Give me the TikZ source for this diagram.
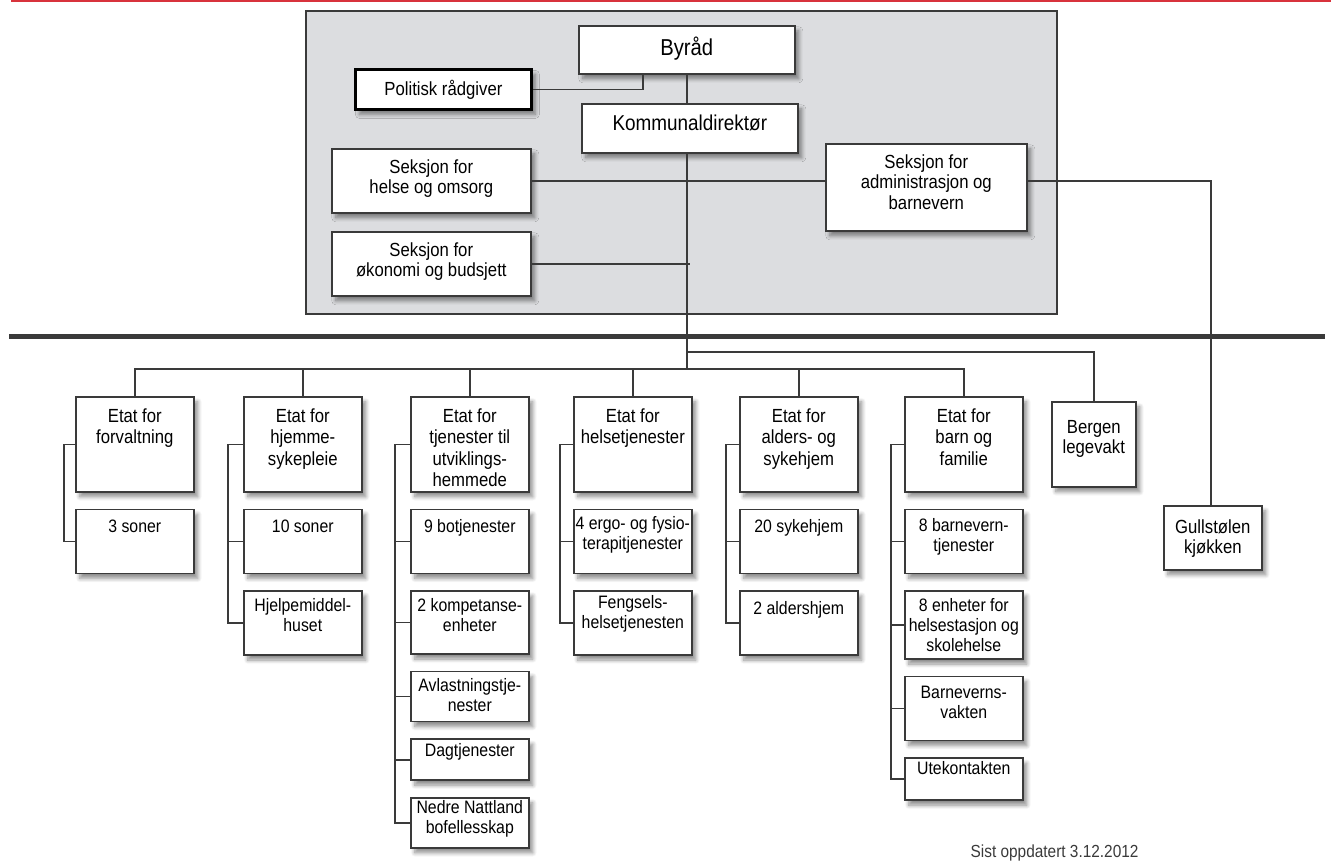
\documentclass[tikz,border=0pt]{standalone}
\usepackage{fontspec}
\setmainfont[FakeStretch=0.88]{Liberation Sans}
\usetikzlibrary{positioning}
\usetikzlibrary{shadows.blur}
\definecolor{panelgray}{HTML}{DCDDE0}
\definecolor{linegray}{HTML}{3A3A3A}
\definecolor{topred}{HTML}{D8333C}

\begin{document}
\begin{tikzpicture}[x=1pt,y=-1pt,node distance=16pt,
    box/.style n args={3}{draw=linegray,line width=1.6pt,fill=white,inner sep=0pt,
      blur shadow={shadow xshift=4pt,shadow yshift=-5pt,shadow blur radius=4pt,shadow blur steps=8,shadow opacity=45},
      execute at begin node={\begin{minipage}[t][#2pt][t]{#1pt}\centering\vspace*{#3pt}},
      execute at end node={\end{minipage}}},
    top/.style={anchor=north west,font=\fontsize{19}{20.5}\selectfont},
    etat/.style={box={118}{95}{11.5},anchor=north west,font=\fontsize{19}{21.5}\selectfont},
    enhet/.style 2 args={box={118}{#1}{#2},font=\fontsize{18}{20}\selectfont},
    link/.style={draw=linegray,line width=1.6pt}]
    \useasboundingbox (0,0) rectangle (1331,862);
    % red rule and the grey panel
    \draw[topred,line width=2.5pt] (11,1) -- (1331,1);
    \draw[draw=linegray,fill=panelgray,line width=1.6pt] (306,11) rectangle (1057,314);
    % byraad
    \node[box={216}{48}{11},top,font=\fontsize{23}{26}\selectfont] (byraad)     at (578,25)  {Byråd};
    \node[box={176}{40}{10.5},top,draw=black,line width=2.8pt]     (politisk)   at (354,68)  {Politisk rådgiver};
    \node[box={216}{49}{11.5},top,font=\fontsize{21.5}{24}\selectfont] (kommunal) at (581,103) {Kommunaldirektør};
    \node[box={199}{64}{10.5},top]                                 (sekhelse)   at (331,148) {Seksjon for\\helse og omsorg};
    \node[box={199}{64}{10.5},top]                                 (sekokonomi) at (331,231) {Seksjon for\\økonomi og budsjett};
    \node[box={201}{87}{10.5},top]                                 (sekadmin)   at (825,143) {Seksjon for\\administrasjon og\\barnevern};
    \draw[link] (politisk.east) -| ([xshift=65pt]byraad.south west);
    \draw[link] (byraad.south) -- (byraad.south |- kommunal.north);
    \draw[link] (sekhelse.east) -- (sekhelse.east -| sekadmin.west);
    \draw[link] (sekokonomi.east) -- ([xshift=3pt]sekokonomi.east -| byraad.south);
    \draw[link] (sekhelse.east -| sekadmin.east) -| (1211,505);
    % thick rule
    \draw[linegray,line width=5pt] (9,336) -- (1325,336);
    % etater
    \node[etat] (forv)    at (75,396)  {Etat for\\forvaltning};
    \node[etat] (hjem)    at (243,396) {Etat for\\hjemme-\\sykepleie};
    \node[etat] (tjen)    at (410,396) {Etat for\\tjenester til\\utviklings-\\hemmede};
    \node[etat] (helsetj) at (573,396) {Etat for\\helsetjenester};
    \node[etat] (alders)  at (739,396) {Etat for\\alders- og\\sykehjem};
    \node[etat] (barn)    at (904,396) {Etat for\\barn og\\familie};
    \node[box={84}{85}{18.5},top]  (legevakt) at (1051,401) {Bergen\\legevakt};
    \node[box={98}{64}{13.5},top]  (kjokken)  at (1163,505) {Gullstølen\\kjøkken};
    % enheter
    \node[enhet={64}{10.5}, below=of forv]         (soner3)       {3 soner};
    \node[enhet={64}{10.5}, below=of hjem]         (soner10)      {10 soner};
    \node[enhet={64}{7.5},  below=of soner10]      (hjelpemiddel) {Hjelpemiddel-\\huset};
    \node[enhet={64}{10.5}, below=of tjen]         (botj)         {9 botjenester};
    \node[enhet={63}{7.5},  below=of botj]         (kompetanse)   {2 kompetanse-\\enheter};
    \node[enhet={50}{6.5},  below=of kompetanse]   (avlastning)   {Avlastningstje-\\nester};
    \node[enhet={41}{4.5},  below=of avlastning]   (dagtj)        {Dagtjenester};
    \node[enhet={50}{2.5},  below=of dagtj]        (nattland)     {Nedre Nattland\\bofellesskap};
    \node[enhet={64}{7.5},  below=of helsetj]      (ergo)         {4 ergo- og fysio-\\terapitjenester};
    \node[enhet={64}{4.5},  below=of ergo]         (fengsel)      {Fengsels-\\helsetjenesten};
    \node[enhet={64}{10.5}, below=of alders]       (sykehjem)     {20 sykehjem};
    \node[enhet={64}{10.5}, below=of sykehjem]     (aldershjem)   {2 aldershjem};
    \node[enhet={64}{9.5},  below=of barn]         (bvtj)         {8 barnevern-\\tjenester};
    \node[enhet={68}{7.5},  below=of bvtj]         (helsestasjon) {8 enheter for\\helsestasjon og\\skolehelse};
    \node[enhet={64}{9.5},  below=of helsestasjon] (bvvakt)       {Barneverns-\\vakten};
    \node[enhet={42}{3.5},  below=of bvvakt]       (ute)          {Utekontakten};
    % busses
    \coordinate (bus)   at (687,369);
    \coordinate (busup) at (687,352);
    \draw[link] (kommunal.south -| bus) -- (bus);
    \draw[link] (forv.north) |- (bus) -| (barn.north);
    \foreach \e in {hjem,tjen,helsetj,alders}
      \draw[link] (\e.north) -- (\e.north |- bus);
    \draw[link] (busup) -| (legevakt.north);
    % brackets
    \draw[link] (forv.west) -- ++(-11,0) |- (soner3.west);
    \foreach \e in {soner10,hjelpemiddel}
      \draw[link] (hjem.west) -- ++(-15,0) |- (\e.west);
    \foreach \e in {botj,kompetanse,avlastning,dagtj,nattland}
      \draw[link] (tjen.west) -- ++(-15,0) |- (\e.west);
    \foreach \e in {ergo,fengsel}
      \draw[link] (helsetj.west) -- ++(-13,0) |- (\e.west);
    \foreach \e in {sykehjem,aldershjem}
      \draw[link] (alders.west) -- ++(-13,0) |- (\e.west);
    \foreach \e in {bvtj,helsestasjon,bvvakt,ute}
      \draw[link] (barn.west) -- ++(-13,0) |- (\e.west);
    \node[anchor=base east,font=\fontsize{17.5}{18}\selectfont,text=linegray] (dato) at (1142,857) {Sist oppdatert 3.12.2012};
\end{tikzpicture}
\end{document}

-- Work to be completed --
Make an exact copy of the data above, pictures excluded.

-- Answer below --
Give me the TikZ source for this diagram.
\documentclass[tikz,border=0pt]{standalone}
\usepackage{fontspec}
\setmainfont[FakeStretch=0.88]{Liberation Sans}
\usetikzlibrary{positioning}
\usetikzlibrary{shadows.blur}
\definecolor{panelgray}{HTML}{DCDDE0}
\definecolor{linegray}{HTML}{3A3A3A}
\definecolor{topred}{HTML}{D8333C}

\begin{document}
\begin{tikzpicture}[x=1pt,y=-1pt,node distance=16pt,
    box/.style n args={3}{draw=linegray,line width=1.6pt,fill=white,inner sep=0pt,
      blur shadow={shadow xshift=4pt,shadow yshift=-5pt,shadow blur radius=4pt,shadow blur steps=8,shadow opacity=45},
      execute at begin node={\begin{minipage}[t][#2pt][t]{#1pt}\centering\vspace*{#3pt}},
      execute at end node={\end{minipage}}},
    top/.style={anchor=north west,font=\fontsize{19}{20.5}\selectfont},
    etat/.style={box={118}{95}{11.5},anchor=north west,font=\fontsize{19}{21.5}\selectfont},
    enhet/.style 2 args={box={118}{#1}{#2},font=\fontsize{18}{20}\selectfont},
    link/.style={draw=linegray,line width=1.6pt}]
    \useasboundingbox (0,0) rectangle (1331,862);
    % red rule and the grey panel
    \draw[topred,line width=2.5pt] (11,1) -- (1331,1);
    \draw[draw=linegray,fill=panelgray,line width=1.6pt] (306,11) rectangle (1057,314);
    % byraad
    \node[box={216}{48}{11},top,font=\fontsize{23}{26}\selectfont] (byraad)     at (578,25)  {Byråd};
    \node[box={176}{40}{10.5},top,draw=black,line width=2.8pt]     (politisk)   at (354,68)  {Politisk rådgiver};
    \node[box={216}{49}{11.5},top,font=\fontsize{21.5}{24}\selectfont] (kommunal) at (581,103) {Kommunaldirektør};
    \node[box={199}{64}{10.5},top]                                 (sekhelse)   at (331,148) {Seksjon for\\helse og omsorg};
    \node[box={199}{64}{10.5},top]                                 (sekokonomi) at (331,231) {Seksjon for\\økonomi og budsjett};
    \node[box={201}{87}{10.5},top]                                 (sekadmin)   at (825,143) {Seksjon for\\administrasjon og\\barnevern};
    \draw[link] (politisk.east) -| ([xshift=65pt]byraad.south west);
    \draw[link] (byraad.south) -- (byraad.south |- kommunal.north);
    \draw[link] (sekhelse.east) -- (sekhelse.east -| sekadmin.west);
    \draw[link] (sekokonomi.east) -- ([xshift=3pt]sekokonomi.east -| byraad.south);
    \draw[link] (sekhelse.east -| sekadmin.east) -| (1211,505);
    % thick rule
    \draw[linegray,line width=5pt] (9,336) -- (1325,336);
    % etater
    \node[etat] (forv)    at (75,396)  {Etat for\\forvaltning};
    \node[etat] (hjem)    at (243,396) {Etat for\\hjemme-\\sykepleie};
    \node[etat] (tjen)    at (410,396) {Etat for\\tjenester til\\utviklings-\\hemmede};
    \node[etat] (helsetj) at (573,396) {Etat for\\helsetjenester};
    \node[etat] (alders)  at (739,396) {Etat for\\alders- og\\sykehjem};
    \node[etat] (barn)    at (904,396) {Etat for\\barn og\\familie};
    \node[box={84}{85}{18.5},top]  (legevakt) at (1051,401) {Bergen\\legevakt};
    \node[box={98}{64}{13.5},top]  (kjokken)  at (1163,505) {Gullstølen\\kjøkken};
    % enheter
    \node[enhet={64}{10.5}, below=of forv]         (soner3)       {3 soner};
    \node[enhet={64}{10.5}, below=of hjem]         (soner10)      {10 soner};
    \node[enhet={64}{7.5},  below=of soner10]      (hjelpemiddel) {Hjelpemiddel-\\huset};
    \node[enhet={64}{10.5}, below=of tjen]         (botj)         {9 botjenester};
    \node[enhet={63}{7.5},  below=of botj]         (kompetanse)   {2 kompetanse-\\enheter};
    \node[enhet={50}{6.5},  below=of kompetanse]   (avlastning)   {Avlastningstje-\\nester};
    \node[enhet={41}{4.5},  below=of avlastning]   (dagtj)        {Dagtjenester};
    \node[enhet={50}{2.5},  below=of dagtj]        (nattland)     {Nedre Nattland\\bofellesskap};
    \node[enhet={64}{7.5},  below=of helsetj]      (ergo)         {4 ergo- og fysio-\\terapitjenester};
    \node[enhet={64}{4.5},  below=of ergo]         (fengsel)      {Fengsels-\\helsetjenesten};
    \node[enhet={64}{10.5}, below=of alders]       (sykehjem)     {20 sykehjem};
    \node[enhet={64}{10.5}, below=of sykehjem]     (aldershjem)   {2 aldershjem};
    \node[enhet={64}{9.5},  below=of barn]         (bvtj)         {8 barnevern-\\tjenester};
    \node[enhet={68}{7.5},  below=of bvtj]         (helsestasjon) {8 enheter for\\helsestasjon og\\skolehelse};
    \node[enhet={64}{9.5},  below=of helsestasjon] (bvvakt)       {Barneverns-\\vakten};
    \node[enhet={42}{3.5},  below=of bvvakt]       (ute)          {Utekontakten};
    % busses
    \coordinate (bus)   at (687,369);
    \coordinate (busup) at (687,352);
    \draw[link] (kommunal.south -| bus) -- (bus);
    \draw[link] (forv.north) |- (bus) -| (barn.north);
    \foreach \e in {hjem,tjen,helsetj,alders}
      \draw[link] (\e.north) -- (\e.north |- bus);
    \draw[link] (busup) -| (legevakt.north);
    % brackets
    \draw[link] (forv.west) -- ++(-11,0) |- (soner3.west);
    \foreach \e in {soner10,hjelpemiddel}
      \draw[link] (hjem.west) -- ++(-15,0) |- (\e.west);
    \foreach \e in {botj,kompetanse,avlastning,dagtj,nattland}
      \draw[link] (tjen.west) -- ++(-15,0) |- (\e.west);
    \foreach \e in {ergo,fengsel}
      \draw[link] (helsetj.west) -- ++(-13,0) |- (\e.west);
    \foreach \e in {sykehjem,aldershjem}
      \draw[link] (alders.west) -- ++(-13,0) |- (\e.west);
    \foreach \e in {bvtj,helsestasjon,bvvakt,ute}
      \draw[link] (barn.west) -- ++(-13,0) |- (\e.west);
    \node[anchor=base east,font=\fontsize{17.5}{18}\selectfont,text=linegray] (dato) at (1142,857) {Sist oppdatert 3.12.2012};
\end{tikzpicture}
\end{document}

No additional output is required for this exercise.